Among the various articles of export which the colony is capable of producing, our author adverts particularly to the cultivation of tobacco, and of the vine and olive, for which he assures us the soil and climate are well adapted. Although we are not fond of any thing that may lead to a government job, we agree with him in thinking, that one of the most efficacious measures which could be adopted for the general introduction of these articles, would be the establishment of a colonial plantation, in which a certain number of the most enterprizing youths might be instructed in their culture and preparation.

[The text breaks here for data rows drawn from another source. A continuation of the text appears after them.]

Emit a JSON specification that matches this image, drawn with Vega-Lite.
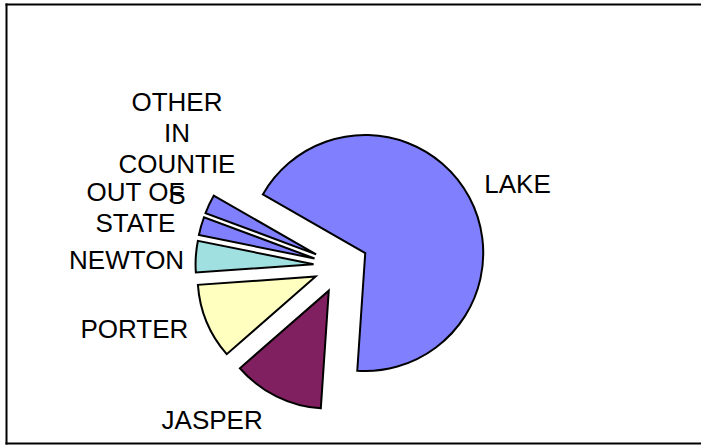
{
  "$schema": "https://vega.github.io/schema/vega-lite/v6.json",
  "width": 695,
  "height": 439,
  "autosize": "none",
  "padding": {"left": 6, "top": 4, "right": 0, "bottom": 2},
  "background": "white",
  "view": {"stroke": null},
  "data": {
    "values": [
      {"idx": 1, "county": "LAKE", "label": "LAKE", "pct": 67.8},
      {"idx": 2, "county": "JASPER", "label": "JASPER", "pct": 12.5},
      {"idx": 3, "county": "PORTER", "label": "PORTER", "pct": 10.3},
      {"idx": 4, "county": "NEWTON", "label": "NEWTON", "pct": 4.3},
      {"idx": 5, "county": "OUT OF STATE", "label": "OUT OF\nSTATE", "pct": 2.5},
      {"idx": 6, "county": "OTHER IN COUNTIES", "label": "OTHER\nIN\nCOUNTIE\nS", "pct": 2.6}
    ]
  },
  "transform": [
    {"stack": "pct", "groupby": [], "as": ["s0", "s1"], "sort": [{"field": "idx", "order": "ascending"}]},
    {"calculate": "(datum.s0 + datum.s1) / 2", "as": "m"},
    {"calculate": "5.2325 + datum.m / 100 * 2 * PI", "as": "mid"},
    {"calculate": "sin(datum.mid)", "as": "ex"},
    {"calculate": "cos(datum.mid)", "as": "ey"}
  ],
  "encoding": {
    "x": {"field": "ex", "type": "quantitative", "scale": {"domain": [-12.182, 13.091], "nice": false, "zero": false}, "axis": null},
    "y": {"field": "ey", "type": "quantitative", "scale": {"domain": [-6.436, 9.527], "nice": false, "zero": false}, "axis": null}
  },
  "resolve": {"axis": {"x": "independent", "y": "independent"}},
  "layer": [
    {
      "mark": {"type": "arc", "radius": 118, "stroke": "black", "strokeWidth": 2, "strokeJoin": "miter"},
      "encoding": {
        "x": {"field": "ex", "type": "quantitative", "axis": {"orient": "bottom", "domain": true, "domainColor": "black", "domainWidth": 2, "domainCap": "square", "ticks": false, "labels": false, "grid": false, "title": null}},
        "y": {"field": "ey", "type": "quantitative", "axis": {"orient": "left", "domain": true, "domainColor": "black", "domainWidth": 2, "domainCap": "square", "ticks": false, "labels": false, "grid": false, "title": null}},
        "theta": {"field": "s0", "type": "quantitative", "scale": {"domain": [0, 100], "range": [5.2325, 11.5157]}},
        "theta2": {"field": "s1"},
        "color": {
          "field": "county",
          "type": "nominal",
          "scale": {
            "domain": ["LAKE", "JASPER", "PORTER", "NEWTON", "OUT OF STATE", "OTHER IN COUNTIES"],
            "range": ["#8080ff", "#802060", "#ffffc0", "#a0e0e0", "#8080ff", "#8080ff"]
          },
          "legend": null
        }
      }
    },
    {
      "transform": [{"filter": "datum.county == 'LAKE'"}],
      "mark": {"type": "text", "font": "Liberation Sans", "fontSize": 26, "lineBreak": "\n", "lineHeight": 31, "color": "black", "radius": 167, "thetaOffset": 0.069},
      "encoding": {
        "x": {"field": "ex", "type": "quantitative", "axis": {"orient": "top", "domain": true, "domainColor": "black", "domainWidth": 2, "domainCap": "square", "ticks": false, "labels": false, "grid": false, "title": null}},
        "theta": {"field": "m", "type": "quantitative"},
        "text": {"field": "label"}
      }
    },
    {
      "transform": [{"filter": "datum.county == 'JASPER'"}],
      "mark": {"type": "text", "font": "Liberation Sans", "fontSize": 26, "lineBreak": "\n", "lineHeight": 31, "color": "black", "radius": 175, "thetaOffset": 0.269},
      "encoding": {"theta": {"field": "m", "type": "quantitative"}, "text": {"field": "label"}}
    },
    {
      "transform": [{"filter": "datum.county == 'PORTER'"}],
      "mark": {"type": "text", "font": "Liberation Sans", "fontSize": 26, "lineBreak": "\n", "lineHeight": 31, "color": "black", "radius": 189, "thetaOffset": 0.106},
      "encoding": {"theta": {"field": "m", "type": "quantitative"}, "text": {"field": "label"}}
    },
    {
      "transform": [{"filter": "datum.county == 'NEWTON'"}],
      "mark": {"type": "text", "font": "Liberation Sans", "fontSize": 26, "lineBreak": "\n", "lineHeight": 31, "color": "black", "radius": 187, "thetaOffset": -0.047},
      "encoding": {"theta": {"field": "m", "type": "quantitative"}, "text": {"field": "label"}}
    },
    {
      "transform": [{"filter": "datum.county == 'OUT OF STATE'"}],
      "mark": {"type": "text", "font": "Liberation Sans", "fontSize": 26, "lineBreak": "\n", "lineHeight": 31, "color": "black", "radius": 186, "thetaOffset": -0.005, "dy": -15.5},
      "encoding": {"theta": {"field": "m", "type": "quantitative"}, "text": {"field": "label"}}
    },
    {
      "transform": [{"filter": "datum.county == 'OTHER IN COUNTIES'"}],
      "mark": {"type": "text", "font": "Liberation Sans", "fontSize": 26, "lineBreak": "\n", "lineHeight": 31, "color": "black", "radius": 175, "thetaOffset": 0.213, "dy": -45},
      "encoding": {"theta": {"field": "m", "type": "quantitative"}, "text": {"field": "label"}}
    }
  ]
}
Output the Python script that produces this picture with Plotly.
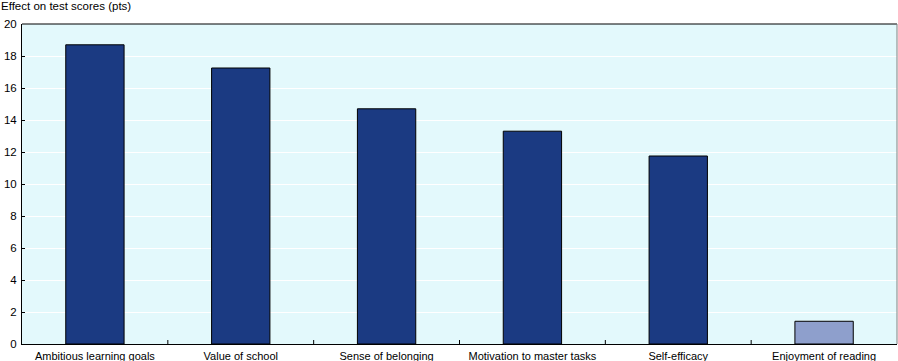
import plotly.graph_objects as go

categories = ["Ambitious learning goals", "Value of school", "Sense of belonging",
              "Motivation to master tasks", "Self-efficacy", "Enjoyment of reading"]
values = [18.7, 17.25, 14.7, 13.3, 11.75, 1.42]
bar_colors = ["#1b3a82", "#1b3a82", "#1b3a82", "#1b3a82", "#1b3a82", "#8e9fcc"]
y_ticks = [0, 2, 4, 6, 8, 10, 12, 14, 16, 18, 20]

fig = go.Figure(go.Bar(
    x=categories, y=values,
    marker=dict(color=bar_colors, line=dict(color="#000000", width=1)),
    width=0.4,
))

fig.update_layout(
    width=898, height=361,
    margin=dict(l=22, r=1, t=24, b=17, autoexpand=False),
    plot_bgcolor="#e3f9fc",
    paper_bgcolor="#ffffff",
    font=dict(family="Liberation Sans, Arial, sans-serif", size=11, color="#000000"),
    showlegend=False,
    annotations=[dict(text="Effect on test scores (pts)", x=0, xref="paper",
                      y=1, yref="paper", yshift=10, xanchor="left", yanchor="bottom",
                      showarrow=False, xshift=-23, font=dict(size=11.5))],
)
fig.update_xaxes(showline=True, linecolor="#000000", linewidth=1, mirror=False,
                 ticks="", showgrid=False, tickfont=dict(size=11), automargin=False,
                 ticklabelstandoff=2)
fig.update_yaxes(range=[0, 20], tickvals=y_ticks, showline=True, linecolor="#000000",
                 linewidth=1, ticks="inside", ticklen=3, tickcolor="#000000",
                 gridcolor="#ffffff", gridwidth=1, zeroline=False, tickfont=dict(size=11.5),
                 automargin=False, ticklabelstandoff=2)
fig.add_shape(type="line", xref="paper", yref="paper", x0=0, x1=1, y0=1, y1=1,
              line=dict(color="#000000", width=1))
fig.add_shape(type="line", xref="paper", yref="paper", x0=1, x1=1, y0=0, y1=1,
              line=dict(color="#808080", width=1))
for i in range(1, len(categories)):
    fig.add_shape(type="line", xref="x", yref="y", x0=i - 0.5, x1=i - 0.5, y0=0, y1=0.25,
                  line=dict(color="#000000", width=1))

fig.write_html("out.html", config={"displayModeBar": False},
               post_script="document.body.style.margin='0';document.body.style.overflow='hidden';")
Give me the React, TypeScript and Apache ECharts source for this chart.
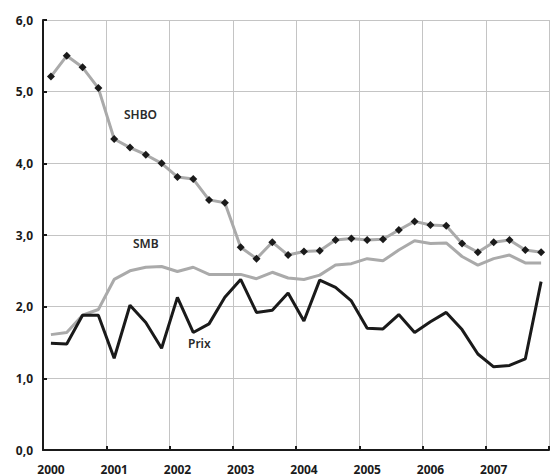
import React, { useEffect, useRef } from "react";
import * as echarts from "echarts";

const years = [2000, 2001, 2002, 2003, 2004, 2005, 2006, 2007];
const quarters = Array.from({ length: 32 }, (_, i) => i); // quarter index 2000Q1..2007Q4
const shbo = [5.21, 5.5, 5.34, 5.05, 4.34, 4.22, 4.12, 4.0, 3.81, 3.78, 3.49, 3.45, 2.83, 2.67, 2.9, 2.72, 2.77, 2.78, 2.93, 2.95, 2.93, 2.94, 3.07, 3.19, 3.14, 3.13, 2.88, 2.76, 2.9, 2.93, 2.79, 2.76];
const smb = [1.61, 1.64, 1.88, 1.96, 2.38, 2.5, 2.55, 2.56, 2.49, 2.55, 2.45, 2.45, 2.45, 2.39, 2.48, 2.4, 2.38, 2.44, 2.58, 2.6, 2.67, 2.64, 2.79, 2.92, 2.88, 2.89, 2.7, 2.58, 2.67, 2.72, 2.61, 2.61];
const prix = [1.49, 1.48, 1.88, 1.88, 1.28, 2.02, 1.78, 1.42, 2.13, 1.64, 1.76, 2.13, 2.38, 1.92, 1.95, 2.19, 1.8, 2.37, 2.27, 2.08, 1.7, 1.69, 1.89, 1.64, 1.79, 1.92, 1.68, 1.34, 1.16, 1.18, 1.27, 2.35];
const yTicks = [0, 1, 2, 3, 4, 5, 6];

const xOf = (i: number) => years[0] + 0.125 + 0.25 * i;

export default function App() {
  const ref = useRef<HTMLDivElement>(null);
  useEffect(() => {
    if (!ref.current) return;
    const chart = echarts.init(ref.current, null, { renderer: "svg" });
    const font = "Noto Sans";
    const mk = (arr: number[]) => quarters.map((i) => [xOf(i), arr[i]]);
    chart.setOption({
      animation: false,
      grid: { left: 43, top: 20, right: -3, bottom: 26, containLabel: false },
      xAxis: {
        type: "value",
        min: 2000,
        max: 2008,
        interval: 1,
        axisLine: { show: true, onZero: false, lineStyle: { color: "#1a1a1a", width: 2 } },
        axisTick: { show: true, inside: true, length: 4, lineStyle: { color: "#1a1a1a", width: 2 } },
        splitLine: { show: true, lineStyle: { color: "#c4c4c4", width: 1 } },
        axisLabel: {
          fontFamily: font,
          fontWeight: "bold",
          fontSize: 12,
          color: "#1a1a1a",
          margin: 13,
          padding: [0, 0, 0, 16],
          formatter: (v: number) => (years.includes(v) ? String(v) : ""),
        },
      },
      yAxis: {
        type: "value",
        min: 0,
        max: 6,
        interval: 1,
        axisLine: { show: true, lineStyle: { color: "#1a1a1a", width: 2 } },
        axisTick: { show: true, inside: true, length: 4, lineStyle: { color: "#1a1a1a", width: 2 } },
        splitLine: { show: true, lineStyle: { color: "#c4c4c4", width: 1 } },
        axisLabel: {
          fontFamily: font,
          fontWeight: "bold",
          fontSize: 12,
          color: "#1a1a1a",
          margin: 10,
          formatter: (v: number) => (yTicks.includes(v) ? v.toFixed(1).replace(".", ",") : ""),
        },
      },
      series: [
        {
          name: "SMB",
          type: "line",
          data: mk(smb),
          symbol: "none",
          lineStyle: { color: "#aaaaaa", width: 3 },
          z: 2,
        },
        {
          name: "Prix",
          type: "line",
          data: mk(prix),
          symbol: "none",
          lineStyle: { color: "#1a1a1a", width: 3 },
          z: 3,
        },
        {
          name: "SHBO",
          type: "line",
          data: mk(shbo),
          symbol: "diamond",
          symbolSize: 8,
          itemStyle: { color: "#1a1a1a" },
          lineStyle: { color: "#aaaaaa", width: 3 },
          z: 4,
        },
      ],
      graphic: [
        {
          type: "text",
          left: 124,
          top: 108,
          style: { text: "SHBO", fontFamily: font, fontSize: 12, fontWeight: 600, fill: "#2a2a2a" },
        },
        {
          type: "text",
          left: 128,
          top: 235,
          style: {
            text: "SMB",
            fontFamily: font,
            fontSize: 12,
            fontWeight: 600,
            fill: "#2a2a2a",
            backgroundColor: "#ffffff",
            padding: [2, 5, 2, 5],
          },
        },
        {
          type: "text",
          left: 188,
          top: 337,
          style: { text: "Prix", fontFamily: font, fontSize: 12, fontWeight: 600, fill: "#2a2a2a" },
        },
      ],
    });
    return () => chart.dispose();
  }, []);
  return <div ref={ref} style={{ width: 552, height: 476, position: "absolute", left: 0, top: 0 }} />;
}
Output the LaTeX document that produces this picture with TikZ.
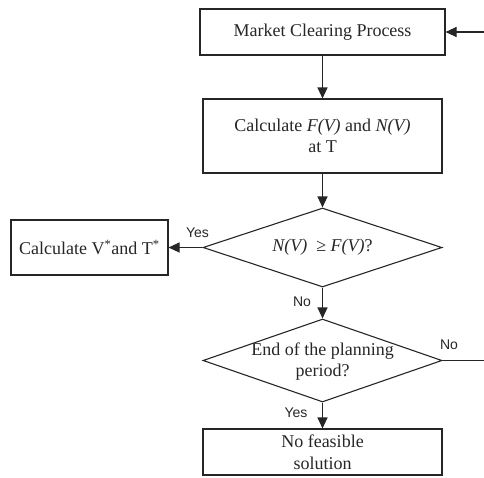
\documentclass[tikz,border=0pt]{standalone}
\usepackage{fontspec}
\setmainfont{Liberation Serif}
\newfontfamily\labfont{Liberation Sans}
\usetikzlibrary{arrows.meta,shapes.geometric}
\tikzset{
  ln/.style={line width=1.1pt, draw=black!85},
  arr/.style={ln, -{Triangle[length=11pt,width=10pt]}},
  procbox/.style={ln, rectangle, inner sep=0pt, align=center, font=\fontsize{18}{21.5}\selectfont, text=black!85},
  decbox/.style={ln, diamond, inner sep=0pt, minimum width=239pt, text=black!85},
  lab/.style={font=\labfont\fontsize{14}{16}\selectfont, text=black!85, inner sep=0pt}
}
\begin{document}
\begin{tikzpicture}[x=1pt,y=-1pt]
\useasboundingbox (0,0) rectangle (484,477);
\node[procbox, minimum width=245pt, minimum height=46pt] (b1) at (322.5,32) {Market Clearing Process};
\node[procbox, minimum width=239pt, minimum height=74pt] (b2) at (322.5,136) {Calculate \textit{F(V)} and \textit{N(V)}\\at T};
\node[decbox, minimum height=79pt, label={[font=\fontsize{18}{21.5}\selectfont, text=black!85]center:\textit{N(V)}\ \ ≥ \textit{F(V)}?}] (d1) at (322.5,247.5) {};
\node[procbox, minimum width=157pt, minimum height=55pt] (c) at (89.5,247.5) {Calculate V\textsuperscript{*}and T\textsuperscript{*}};
\node[decbox, minimum height=83pt, label={[align=center, font=\fontsize{18}{21.5}\selectfont, text=black!85, yshift=-1pt]center:End of the planning\\period?}] (d2) at (322.5,360.5) {};
\node[procbox, minimum width=239pt, minimum height=46pt] (b3) at (322.5,452) {No feasible\\solution};
\coordinate (inR) at (484,32);
\coordinate (outR) at (484,360.5);
\draw[arr] (inR) -- (b1.east);
\draw[arr] (b1) -- (b2);
\draw[arr] (b2) -- (d1);
\draw[arr] (d1) -- (c);
\draw[arr] (d1) -- (d2);
\draw[arr] (d2) -- (b3);
\draw[ln] (d2.east) -- (outR);
\node[lab] (yes1) at (197.5,233) {Yes};
\node[lab] (no1) at (302,302) {No};
\node[lab] (no2) at (449,345) {No};
\node[lab] (yes2) at (296,413) {Yes};
\end{tikzpicture}
\end{document}
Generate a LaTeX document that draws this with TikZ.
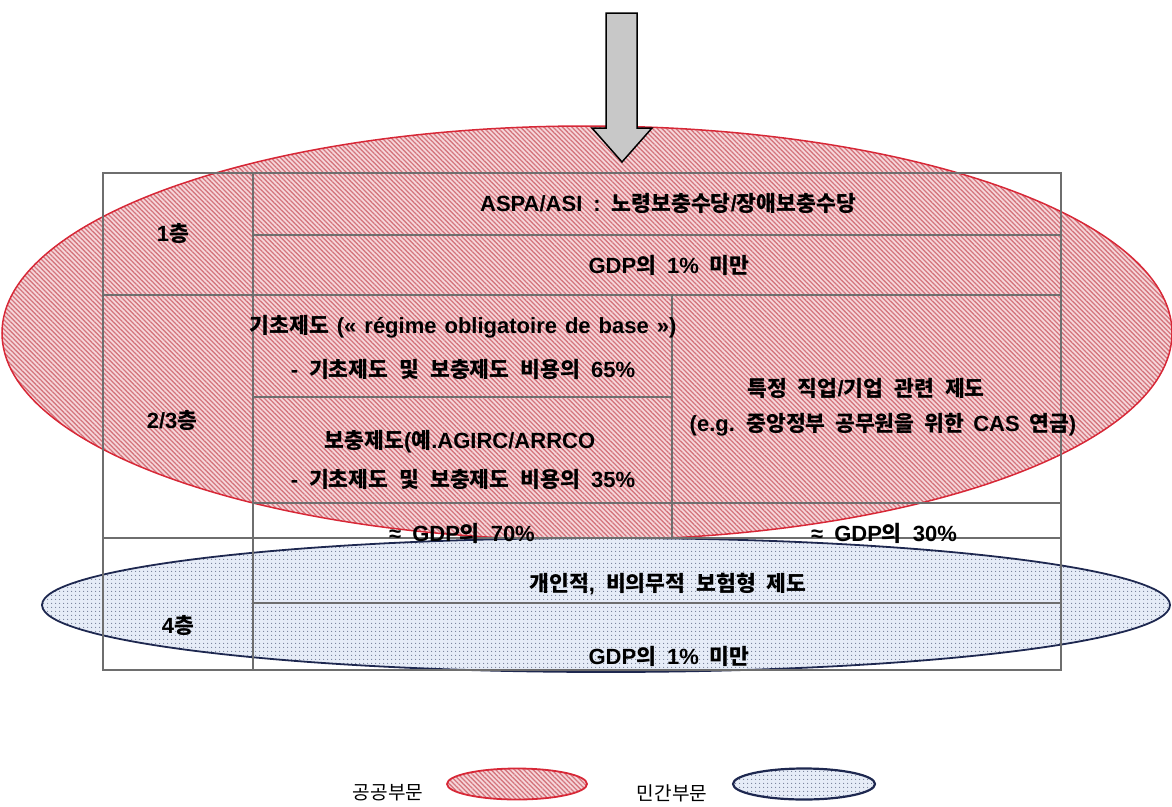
\documentclass[tikz,border=0pt]{standalone}
\usepackage{fontspec}
\setmainfont{Liberation Sans}
\newfontfamily\krfont{Noto Sans CJK KR}[Scale=0.98]
\usetikzlibrary{patterns.meta,shapes.geometric}
% automatic switch to the Korean font for Hangul syllables
\XeTeXinterchartokenstate=1
\newXeTeXintercharclass\krclass
\count255="AC00
\loop
  \XeTeXcharclass\count255=\krclass
  \ifnum\count255<"D7A3 \advance\count255 by 1
\repeat
\XeTeXinterchartoks 0 \krclass = {\begingroup\krfont}
\XeTeXinterchartoks 4095 \krclass = {\begingroup\krfont}
\XeTeXinterchartoks \krclass 0 = {\endgroup}
\XeTeXinterchartoks \krclass 4095 = {\endgroup}
\newcommand\lblfont{\fontsize{22}{26}\selectfont\bfseries\spaceskip 11pt\relax}
\newcommand\legfont{\fontsize{19.5}{23}\selectfont}
\definecolor{redline}{RGB}{215,40,55}
\definecolor{redfill}{RGB}{246,214,218}
\definecolor{redstripe}{RGB}{212,118,126}
\definecolor{blueline}{RGB}{30,40,80}
\definecolor{bluefill}{RGB}{230,236,247}
\definecolor{bluedot}{RGB}{115,125,150}
\definecolor{tablegray}{RGB}{110,110,110}
\definecolor{arrowgray}{RGB}{200,200,200}
\begin{document}
\begin{tikzpicture}[x=1pt,y=-1pt,
  redell/.style={draw=redline, line width=1.5pt, preaction={fill=redfill},
    pattern={Lines[angle=-45,distance=3.3pt,line width=1.3pt]}, pattern color=redstripe},
  blueell/.style={draw=blueline, line width=1.8pt, preaction={fill=bluefill},
    pattern={Dots[distance=4pt,radius=0.7pt]}, pattern color=bluedot},
  grid/.style={draw=tablegray, line width=1.2pt},
  lbl/.style={font=\lblfont, inner sep=0pt, text=black},
  leg/.style={font=\legfont, inner sep=0pt, text=black},
  bigarrow/.style={draw=black, line width=1.5pt, fill=arrowgray, line join=miter}]
\useasboundingbox (0,0) rectangle (1172,806);

% sector ellipses
\path[redell] (587,333) ellipse [x radius=585pt, y radius=207pt];
\path[blueell] (606,605) ellipse [x radius=564pt, y radius=67pt];

% table grid
\draw[grid] (103,173) rectangle (1061,670);
\draw[grid] (253,173) -- (253,670);
\draw[grid] (253,235) -- (1061,235);
\draw[grid] (103,295) -- (1061,295);
\draw[grid] (672,295) -- (672,538);
\draw[grid] (253,397) -- (672,397);
\draw[grid] (253,503) -- (1061,503);
\draw[grid] (103,538) -- (1061,538);
\draw[grid] (253,603) -- (1061,603);

% downward arrow
\path[bigarrow] (606,13) -- (637,13) -- (637,128) -- (652,128) -- (622,162) -- (592,128) -- (606,128) -- cycle;

% texts
\node[lbl] (l1) at (173,233) {1층};
\node[lbl] (aspa) at (668,203) {ASPA/ASI : 노령보충수당/장애보충수당};
\node[lbl] (gdp1) at (669,265) {GDP의 1\% 미만};
\node[lbl] (l23) at (172,420) {2/3층};
\node[lbl] (base1) at (463,327) {\spaceskip 8pt\relax 기초제도 (« régime obligatoire de base »)};
\node[lbl] (base2) at (463,369) {- 기초제도 및 보충제도 비용의 65\%};
\node[lbl] (comp1) at (460,442) {보충제도(예.AGIRC/ARRCO};
\node[lbl] (comp2) at (463,479) {- 기초제도 및 보충제도 비용의 35\%};
\node[lbl] (spec1) at (866,388) {특정 직업/기업 관련 제도};
\node[lbl] (spec2) at (883,425) {\spaceskip 9.5pt\relax (e.g. 중앙정부 공무원을 위한 CAS 연금)};
\node[lbl] (gdp70) at (462,533) {≈ GDP의 70\%};
\node[lbl] (gdp30) at (884,533) {≈ GDP의 30\%};
\node[lbl] (priv) at (668,584) {개인적, 비의무적 보험형 제도};
\node[lbl] (l4) at (178,625) {4층};
\node[lbl] (gdp1b) at (669,656) {GDP의 1\% 미만};

% legend
\node[leg] (legpubtxt) at (388,793) {공공부문};
\node[ellipse, redell, line width=1.8pt, minimum width=140pt, minimum height=31pt, inner sep=0pt] (legpub) at (517,784) {};
\node[leg] (legprivtxt) at (672,793) {민간부문};
\node[ellipse, blueell, line width=2.2pt, minimum width=142pt, minimum height=31pt, inner sep=0pt] (legpriv) at (804,784) {};
\end{tikzpicture}
\end{document}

But the most important subject of consideration for the settlement, is the improvement of the breed of sheep, with a view to the exportation of wool. When the colony was first established, the hairy sheep of India were imported, as the government then looked no farther than merely to provide a supply of food for the inhabitants. These were almost the only breed in New South Wales about 15 years ago, when Mr. M'Arthur, a very sagacious and enterprising settler, who originally held a commission in the army, turned his attention to the raising of wool as an article of export. The efforts of this gentleman have succeeded even beyond his most sanguine expectations. There were, in the month of September last year, no fewer than 170,920 sheep in the colony, none of them bearing coarser fleeces than the Leicester breed at home, and of these 10,000 were nearly of the pure Spanish kind.

"No country in the world is perhaps so well adapted to the growth of fine wool as this colony. There is in its climate alone a peculiar congeniality for the amelioration of wool, which has been found of itself to occasion in a few years, a very perceptible improvement in the fleeces of the coarsest description of sheep. Even the East India breed, entirely covered with hair, produce, without being crossed with a finer race, a progeny, the superiority of whose fleece over that of the parent stock is visible in every remoter generation. This amazing congeniality of climate is supported by local advantages of equal if not greater importance. For hundreds of miles into the interior, the country has been found to be covered with the richest pasturage, and every where intersected with rivulets of the finest water. A constant succession of hill and dale diversifies the whole face of the country, which is so free from timber, that in many places there are thousands of acres without a tree.

"The settlements at the Derwent and Port Dalrympic, though situated in a colder climate, and therefore in all probability not equally congenial to the growth of fine wool, afford the same excellent pasture, and contain in every respect besides the same facilities for the rearing of Spanish sheep, whose fleeces it is reasonable to expect, on compar ing the climate of these settlements with that of Saxony, would not degenerate, if the same system which prevails in that country were followed in the management of sheep in this."